WHAT IS NEEDED → Reproduce the listing verbatim.

DATA PROVIDED →
§ §

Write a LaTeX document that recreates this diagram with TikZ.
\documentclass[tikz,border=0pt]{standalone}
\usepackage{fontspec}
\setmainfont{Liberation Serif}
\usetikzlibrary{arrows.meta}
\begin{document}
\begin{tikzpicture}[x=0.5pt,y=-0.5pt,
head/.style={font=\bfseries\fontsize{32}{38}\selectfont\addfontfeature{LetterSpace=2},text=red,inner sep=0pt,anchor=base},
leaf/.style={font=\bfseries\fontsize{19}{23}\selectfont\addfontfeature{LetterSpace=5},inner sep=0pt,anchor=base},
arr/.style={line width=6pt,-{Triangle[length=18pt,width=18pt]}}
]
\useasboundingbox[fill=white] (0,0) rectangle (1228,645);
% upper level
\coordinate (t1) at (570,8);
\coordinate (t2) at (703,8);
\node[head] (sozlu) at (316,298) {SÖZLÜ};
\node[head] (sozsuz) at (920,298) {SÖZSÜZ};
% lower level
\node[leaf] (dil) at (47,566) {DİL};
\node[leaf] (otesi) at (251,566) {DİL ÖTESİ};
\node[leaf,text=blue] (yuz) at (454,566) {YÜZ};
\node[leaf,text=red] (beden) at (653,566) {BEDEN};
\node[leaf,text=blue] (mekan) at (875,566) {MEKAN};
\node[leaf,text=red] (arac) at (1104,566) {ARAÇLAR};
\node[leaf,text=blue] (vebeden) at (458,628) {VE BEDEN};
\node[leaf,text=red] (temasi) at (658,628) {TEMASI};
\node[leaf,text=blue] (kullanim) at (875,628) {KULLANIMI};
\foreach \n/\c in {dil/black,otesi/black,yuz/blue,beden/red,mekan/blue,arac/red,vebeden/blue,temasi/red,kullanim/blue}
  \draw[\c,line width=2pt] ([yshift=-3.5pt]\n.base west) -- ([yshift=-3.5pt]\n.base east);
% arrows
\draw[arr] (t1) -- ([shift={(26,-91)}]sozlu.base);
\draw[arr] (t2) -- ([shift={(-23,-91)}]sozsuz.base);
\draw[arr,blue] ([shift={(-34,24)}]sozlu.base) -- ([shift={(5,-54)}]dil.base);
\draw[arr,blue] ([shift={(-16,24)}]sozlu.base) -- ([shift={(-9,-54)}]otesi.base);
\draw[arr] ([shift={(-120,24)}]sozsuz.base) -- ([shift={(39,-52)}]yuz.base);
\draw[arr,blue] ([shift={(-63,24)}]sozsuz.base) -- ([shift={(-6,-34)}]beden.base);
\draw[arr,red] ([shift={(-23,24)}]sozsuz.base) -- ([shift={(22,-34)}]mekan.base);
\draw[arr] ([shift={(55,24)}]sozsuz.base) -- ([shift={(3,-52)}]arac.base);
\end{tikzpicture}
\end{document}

§ §

FINISHED TASK →
Write a LaTeX document that recreates this diagram with TikZ.
\documentclass[tikz,border=0pt]{standalone}
\usepackage{fontspec}
\setmainfont{Liberation Serif}
\usetikzlibrary{arrows.meta}
\begin{document}
\begin{tikzpicture}[x=0.5pt,y=-0.5pt,
head/.style={font=\bfseries\fontsize{32}{38}\selectfont\addfontfeature{LetterSpace=2},text=red,inner sep=0pt,anchor=base},
leaf/.style={font=\bfseries\fontsize{19}{23}\selectfont\addfontfeature{LetterSpace=5},inner sep=0pt,anchor=base},
arr/.style={line width=6pt,-{Triangle[length=18pt,width=18pt]}}
]
\useasboundingbox[fill=white] (0,0) rectangle (1228,645);
% upper level
\coordinate (t1) at (570,8);
\coordinate (t2) at (703,8);
\node[head] (sozlu) at (316,298) {SÖZLÜ};
\node[head] (sozsuz) at (920,298) {SÖZSÜZ};
% lower level
\node[leaf] (dil) at (47,566) {DİL};
\node[leaf] (otesi) at (251,566) {DİL ÖTESİ};
\node[leaf,text=blue] (yuz) at (454,566) {YÜZ};
\node[leaf,text=red] (beden) at (653,566) {BEDEN};
\node[leaf,text=blue] (mekan) at (875,566) {MEKAN};
\node[leaf,text=red] (arac) at (1104,566) {ARAÇLAR};
\node[leaf,text=blue] (vebeden) at (458,628) {VE BEDEN};
\node[leaf,text=red] (temasi) at (658,628) {TEMASI};
\node[leaf,text=blue] (kullanim) at (875,628) {KULLANIMI};
\foreach \n/\c in {dil/black,otesi/black,yuz/blue,beden/red,mekan/blue,arac/red,vebeden/blue,temasi/red,kullanim/blue}
  \draw[\c,line width=2pt] ([yshift=-3.5pt]\n.base west) -- ([yshift=-3.5pt]\n.base east);
% arrows
\draw[arr] (t1) -- ([shift={(26,-91)}]sozlu.base);
\draw[arr] (t2) -- ([shift={(-23,-91)}]sozsuz.base);
\draw[arr,blue] ([shift={(-34,24)}]sozlu.base) -- ([shift={(5,-54)}]dil.base);
\draw[arr,blue] ([shift={(-16,24)}]sozlu.base) -- ([shift={(-9,-54)}]otesi.base);
\draw[arr] ([shift={(-120,24)}]sozsuz.base) -- ([shift={(39,-52)}]yuz.base);
\draw[arr,blue] ([shift={(-63,24)}]sozsuz.base) -- ([shift={(-6,-34)}]beden.base);
\draw[arr,red] ([shift={(-23,24)}]sozsuz.base) -- ([shift={(22,-34)}]mekan.base);
\draw[arr] ([shift={(55,24)}]sozsuz.base) -- ([shift={(3,-52)}]arac.base);
\end{tikzpicture}
\end{document}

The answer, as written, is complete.